El producto Irak se vendió de maravilla, aunque hubiera que reforzarlo con algunas falsedades. Bush afirmó, por ejemplo, que Sadam Husein disponía de aviones no tripulados capaces de atacar el territorio estadounidense en cualquier momento. Y citó un informe inexistente de la Agencia Internacional de la Energía Atómica según el cual Irak estaba a punto de disponer de armas nucleares. Pocos se lo reprocharon: en tiempo de guerra, el comandante supremo es intocable.

Son muy raros los presidentes sinceros y honestos como Harry Truman. En general, un presidente de éxito debe recurrir al maquiavelismo. John Dilulio, un demócrata colocado por Bush al frente de la Oficina de Iniciativas Basadas en la Fe (un peculiar brote de teocracia en un Estado supuestamente laico), dimitió en agosto y denunció que la Casa Blanca funcionaba bajo criterios exclusivamente electoralistas. "No hay ninguna voluntad política. Todo, y digo todo, está regido por la estrategia electoral; es el reino de Maquiavelo", declaró. Sobre Karl Rove afirmó que era "la persona más poderosa que en tiempos modernos ha ocupado un puesto de asesor junto al Despacho Oval". Poco después, Dilulio, sometido a una fortísima presión desde la Casa Blanca, explicó que sus declaraciones se habían hecho off the record y no debían haber sido publicadas.
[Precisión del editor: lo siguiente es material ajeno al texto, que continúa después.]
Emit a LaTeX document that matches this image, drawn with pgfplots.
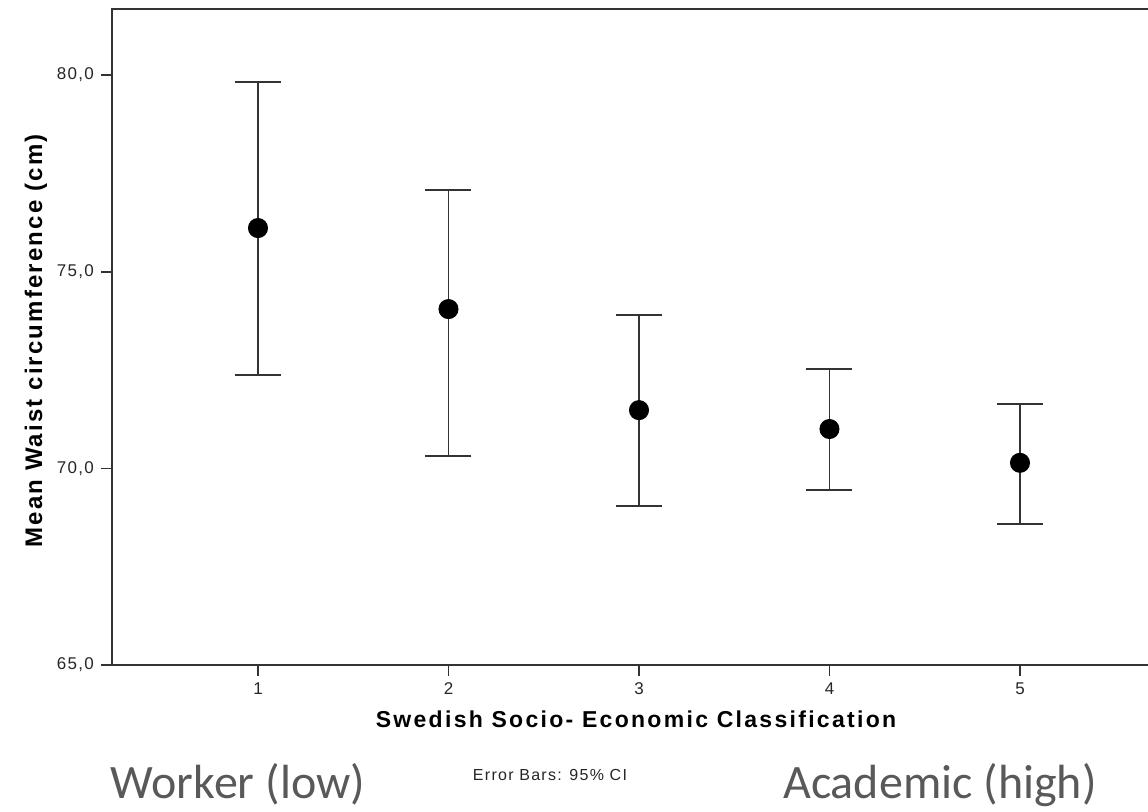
\documentclass[border=0pt]{standalone}
\usepackage{pgfplots}
\pgfplotsset{compat=1.18}
\usepackage{fontspec}
\setmainfont{Liberation Sans}
\newfontfamily\calibri{Carlito}
\newfontfamily\spssbold[LetterSpace=10]{Liberation Sans Bold}
\newfontfamily\spssboldy[LetterSpace=9]{Liberation Sans Bold}
\newfontfamily\spss[LetterSpace=8]{Liberation Sans}
\definecolor{annot}{HTML}{595959}
\begin{document}
\begin{tikzpicture}
\begin{axis}[
  at={(0,0)}, anchor=south west,
  scale only axis,
  width=524pt, height=328pt,
  xmin=0.2336, xmax=5.735,
  ymin=65, ymax=81.68,
  xtick={1,2,3,4,5},
  ytick={65,70,75,80},
  /pgf/number format/assume math mode=true,
  yticklabel style={/pgf/number format/.cd,fixed,fixed zerofill,precision=1,use comma},
  ticklabel style={font=\spss\fontsize{8.5}{10}\selectfont, text=black!85},
  tick align=outside,
  major tick length=5.5pt,
  tick style={black!80, line width=0.8pt},
  axis line style={black!80, line width=0.8pt},
  xtick pos=bottom, ytick pos=left,
  xlabel={Swedish Socio- Economic Classification},
  xlabel style={font=\spssbold\fontsize{11.5}{13}\selectfont, yshift=-1pt},
  ylabel={Mean Waist circumference (cm)},
  ylabel style={font=\spssboldy\fontsize{12}{14}\selectfont, yshift=-2pt, xshift=-2pt},
  clip=false,
]
\addplot[
  only marks, mark=*, mark size=4.8pt, black,
  error bars/.cd, y dir=both, y explicit,
  error bar style={black!80, line width=0.8pt},
  error mark options={rotate=90, mark size=11.5pt, line width=0.8pt, black!80},
] coordinates {
  (1,76.11) +=(0,3.71) -=(0,3.74)
  (2,74.05) +=(0,3.03) -=(0,3.74)
  (3,71.48) +=(0,2.42) -=(0,2.44)
  (4,71.00) +=(0,1.53) -=(0,1.55)
  (5,70.14) +=(0,1.50) -=(0,1.55)
};
\end{axis}
\node[font=\spss\fontsize{8}{9}\selectfont, text=black!85, anchor=base] at (219pt,-58pt) {Error Bars: 95\% CI};
\node[font=\calibri\fontsize{24}{28}\selectfont, text=annot, anchor=base] at (63pt,-67pt) {Worker (low)};
\node[font=\calibri\fontsize{24}{28}\selectfont, text=annot, anchor=base] at (414pt,-67pt) {Academic (high)};
\pgfresetboundingbox
\useasboundingbox (-56pt,-73.5pt) rectangle (518pt,332.5pt);
\end{tikzpicture}
\end{document}
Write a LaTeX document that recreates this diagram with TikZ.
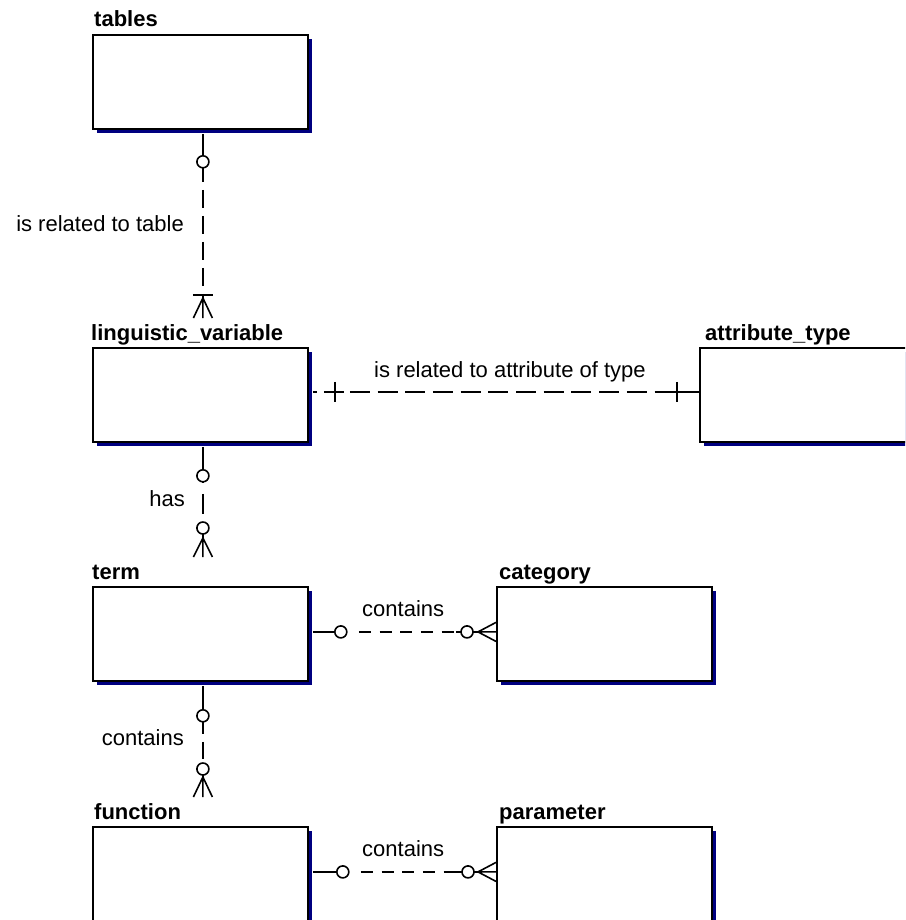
\documentclass[tikz,border=0pt]{standalone}
\usepackage{fontspec}
\setmainfont{Liberation Sans}
\usetikzlibrary{calc,shadows}
\definecolor{shadownavy}{RGB}{0,0,128}
\begin{document}
\begin{tikzpicture}[x=1pt,y=-1pt,
  entity/.style={draw=black, line width=1.8pt, fill=white,
    minimum width=215pt, minimum height=94pt, inner sep=0pt, anchor=north west,
    general shadow={fill=shadownavy, shadow xshift=4pt, shadow yshift=-4pt}},
  title/.style={anchor=base west, inner sep=0pt, font=\fontsize{22}{26}\selectfont\bfseries},
  lbl/.style={inner sep=0pt, font=\fontsize{22}{26}\selectfont},
  conn/.style={line width=1.6pt, black},
  dsh/.style={conn, dash pattern=on 12pt off 8.7pt},
  vdsh/.style={conn, dash pattern=on 18pt off 8pt},
  ldsh/.style={conn, dash pattern=on 20pt off 7.7pt},
  opt/.style={circle, draw=black, line width=1.6pt, fill=white, minimum size=12pt, inner sep=0pt},
]
\useasboundingbox (0,0) rectangle (905,920);
\clip (0,0) rectangle (905,920);

% entities
\node[entity] (tables) at (92,34) {};
\node[entity] (lv) at (92,347) {};
\node[entity] (attr) at (699,347) {};
\node[entity] (term) at (92,586) {};
\node[entity] (cat) at (496,586) {};
\node[entity] (func) at (92,826) {};
\node[entity] (param) at (496,826) {};

% entity names
\node[title] (tablesT) at ($(tables.north west)+(2,-7)$) {tables};
\node[title] (lvT) at ($(lv.north west)+(-1,-6.5)$) {linguistic\_variable};
\node[title] (attrT) at ($(attr.north west)+(6,-6.5)$) {attribute\_type};
\node[title] (termT) at ($(term.north west)+(0,-6.5)$) {term};
\node[title] (catT) at ($(cat.north west)+(3,-6.5)$) {category};
\node[title] (funcT) at ($(func.north west)+(2,-7)$) {function};
\node[title] (paramT) at ($(param.north west)+(3,-7)$) {parameter};

% tables -> linguistic_variable
\coordinate (c1s) at ([xshift=2.5pt]tables.south);
\coordinate (c1e) at ($(lv.north)+(2.5,-29)$);
\draw[conn, shorten <=4pt] (c1s) -- ($(c1s)+(0,52)$);
\draw[vdsh] ($(c1s)+(0,60)$) -- ($(c1e)+(0,-20)$);
\draw[conn] ($(c1e)+(-10,-23)$) -- ($(c1e)+(10,-23)$);
\draw[conn] ($(c1e)+(0,-20)$) -- ($(c1e)+(-9.5,0)$)
            ($(c1e)+(0,-20)$) -- (c1e)
            ($(c1e)+(0,-20)$) -- ($(c1e)+(9.5,0)$);
\node[opt] (c1o) at ($(c1s)+(0,32)$) {};
\node[lbl, anchor=base east] (c1l) at (184,231) {is related to table};

% linguistic_variable -> term
\coordinate (c2s) at ([xshift=2.5pt]lv.south);
\coordinate (c2e) at ($(term.north)+(2.5,-29)$);
\draw[conn, shorten <=4pt] (c2s) -- ($(c2s)+(0,40)$);
\draw[conn] ($(c2s)+(0,51)$) -- ($(c2s)+(0,71)$);
\draw[conn] ($(c2e)+(0,-35)$) -- ($(c2e)+(0,-19)$);
\draw[conn] ($(c2e)+(0,-19)$) -- ($(c2e)+(-9.5,0)$)
            ($(c2e)+(0,-19)$) -- (c2e)
            ($(c2e)+(0,-19)$) -- ($(c2e)+(9.5,0)$);
\node[opt] (c2o) at ($(c2s)+(0,33)$) {};
\node[opt] (c2p) at ($(c2e)+(0,-29)$) {};
\node[lbl, anchor=base east] (c2l) at (185,506) {has};

% term -> function
\coordinate (c3s) at ([xshift=2.5pt]term.south);
\coordinate (c3e) at ($(func.north)+(2.5,-29)$);
\draw[conn, shorten <=4pt] (c3s) -- ($(c3s)+(0,52)$);
\draw[conn] ($(c3s)+(0,60)$) -- ($(c3s)+(0,77)$);
\draw[conn] ($(c3e)+(0,-34)$) -- ($(c3e)+(0,-20)$);
\draw[conn] ($(c3e)+(0,-20)$) -- ($(c3e)+(-9.5,0)$)
            ($(c3e)+(0,-20)$) -- (c3e)
            ($(c3e)+(0,-20)$) -- ($(c3e)+(9.5,0)$);
\node[opt] (c3o) at ($(c3s)+(0,34)$) {};
\node[opt] (c3p) at ($(c3e)+(0,-28)$) {};
\node[lbl, anchor=base east] (c3l) at (184,745) {contains};

% linguistic_variable -> attribute_type
\coordinate (c4s) at ([yshift=3pt]lv.east);
\coordinate (c4e) at ([yshift=3pt]attr.west);
\draw[conn, shorten <=4pt] (c4s) -- ($(c4s)+(8,0)$);
\draw[conn] ($(c4s)+(15,0)$) -- ($(c4s)+(35,0)$);
\draw[conn] ($(c4s)+(26,-10)$) -- ($(c4s)+(26,10)$);
\draw[ldsh] ($(c4s)+(41,0)$) -- ($(c4e)+(-26,0)$);
\draw[conn] ($(c4e)+(-26,0)$) -- (c4e);
\draw[conn] ($(c4e)+(-22,-10)$) -- ($(c4e)+(-22,10)$);
\node[lbl, anchor=base west] (c4l) at (374,377) {is related to attribute of type};

% term -> category
\coordinate (c5s) at ([yshift=2pt]term.east);
\coordinate (c5e) at ([yshift=2pt]cat.west);
\draw[conn, shorten <=4pt] (c5s) -- ($(c5s)+(38,0)$);
\draw[dsh] ($(c5s)+(50,0)$) -- ($(c5e)+(-34,0)$);
\draw[conn] ($(c5e)+(-40,0)$) -- ($(c5e)+(-18,0)$);
\draw[conn] ($(c5e)+(-18,0)$) -- ($(c5e)+(0,-9.5)$)
            ($(c5e)+(-18,0)$) -- (c5e)
            ($(c5e)+(-18,0)$) -- ($(c5e)+(0,9.5)$);
\node[opt] (c5o) at ($(c5s)+(32,0)$) {};
\node[opt] (c5p) at ($(c5e)+(-29,0)$) {};
\node[lbl, anchor=base west] (c5l) at (362,616) {contains};

% function -> parameter
\coordinate (c6s) at ([yshift=2pt]func.east);
\coordinate (c6e) at ([yshift=2pt]param.west);
\draw[conn, shorten <=4pt] (c6s) -- ($(c6s)+(40,0)$);
\draw[dsh] ($(c6s)+(52,0)$) -- ($(c6e)+(-34,0)$);
\draw[conn] ($(c6e)+(-40,0)$) -- ($(c6e)+(-18,0)$);
\draw[conn] ($(c6e)+(-18,0)$) -- ($(c6e)+(0,-9.5)$)
            ($(c6e)+(-18,0)$) -- (c6e)
            ($(c6e)+(-18,0)$) -- ($(c6e)+(0,9.5)$);
\node[opt] (c6o) at ($(c6s)+(34,0)$) {};
\node[opt] (c6p) at ($(c6e)+(-28,0)$) {};
\node[lbl, anchor=base west] (c6l) at (362,856) {contains};
\end{tikzpicture}
\end{document}
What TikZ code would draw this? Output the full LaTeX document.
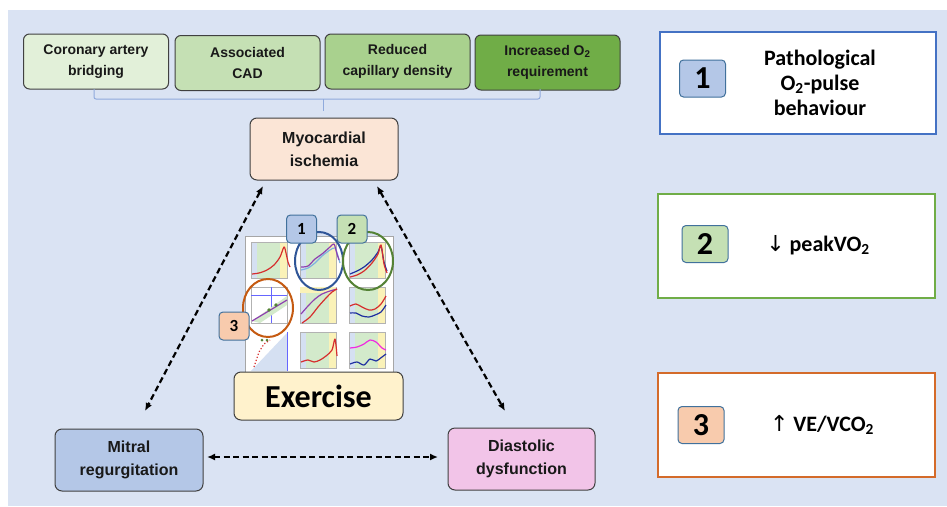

Otro vistazo al funcionamiento interno de la presidencia de George W. Bush fue proporcionado por el periodista Bob Woodward, que accedió a las actas de las reuniones celebradas en la Casa Blanca durante la guerra de Afganistán. Su libro Bush en guerra muestra a un presidente primario y maniqueo, incapaz de captar matices y muy instintivo. El propio Bush ha reconocido muchas veces que actúa "por instinto". Rove, para la política interior, y Condoleezza Rice, asesora de seguridad nacional, para la política exterior, son los encargados de vestir con argumentos intelectuales los fogonazos de inspiración del presidente. El libro de Woodward ofreció también nuevas pruebas de la descoordinación que impera en el Gobierno de Bush. Las peleas entre el secretario de Estado, Colin Powell, y los duros Dick Cheney, vicepresidente, y Donald Rumsfeld, secretario de Defensa, eran conocidas ya mucho antes de que el 11-S diera un sentido a la presidencia de George W. Bush.

Políticas incoherentes

El colapso del flanco económico, con las dimisiones forzadas del secretario del Tesoro, Paul O'Neill, y del asesor Lawrence Lindsay, fue una prueba adicional de las dificultades para elaborar políticas coherentes. La única estrategia económica de Bush es la reducción de impuestos a las rentas más altas. O'Neill, políticamente torpe, pero mucho más experto en materias fiscales y presupuestarias que cualquier otro miembro del Gobierno, era consciente de que algún día habría que pagar por el fenómeno de la conversión de un superávit de 5,6 billones de dólares en un déficit de 400.000 millones en sólo dos años, y se oponía a seguir agravando el déficit bajando impuestos. Se quejaba además, de forma casi pública, de que las instrucciones le llegaban desde el despacho de Karl Rove. Cuando Cheney le telefoneó una noche (Bush, como su padre, es incapaz de despedir a nadie) y le ordenó que escribiera una carta de dimisión, O'Neill redactó cuatro líneas malhumoradas y se fue dando un portazo, sin asistir siquiera al acto de nombramiento de su sucesor, John Snow.

Las dificultades económicas no han pasado factura, por el momento, al presidente Bush. Tal vez eso ocurra dentro de dos años, cuando se presente a la reelección. Tal vez incluso Irak, si las cosas salen mal, se convierta en un lastre. Ahora mismo, sin embargo, Bush está en la cumbre de la popularidad. Otra muestra de su habilidad política, o la de su fiel Karl Rove, que le acompaña desde que decidió aspirar al puesto de gobernador de Tejas, es la fórmula que ha encontrado para satisfacer sus impulsos ultraconservadores (y los de su partido) sin herir a la mayoría moderada de la sociedad estadounidense. Las medidas más derechistas quedan para el extranjero. No se trata sólo de la agresividad de su diplomacia o su estrategia de seguridad. La cuestión del aborto, la más conflictiva en Estados Unidos, ha sido desplazada al exterior: Bush combate la interrupción del embarazo y los anticonceptivos en todas las conferencias internacionales, y ha retirado subvenciones a organizaciones que en África o Asia recomiendan el uso del condón. Pero nunca ha tocado el tema en su propio país.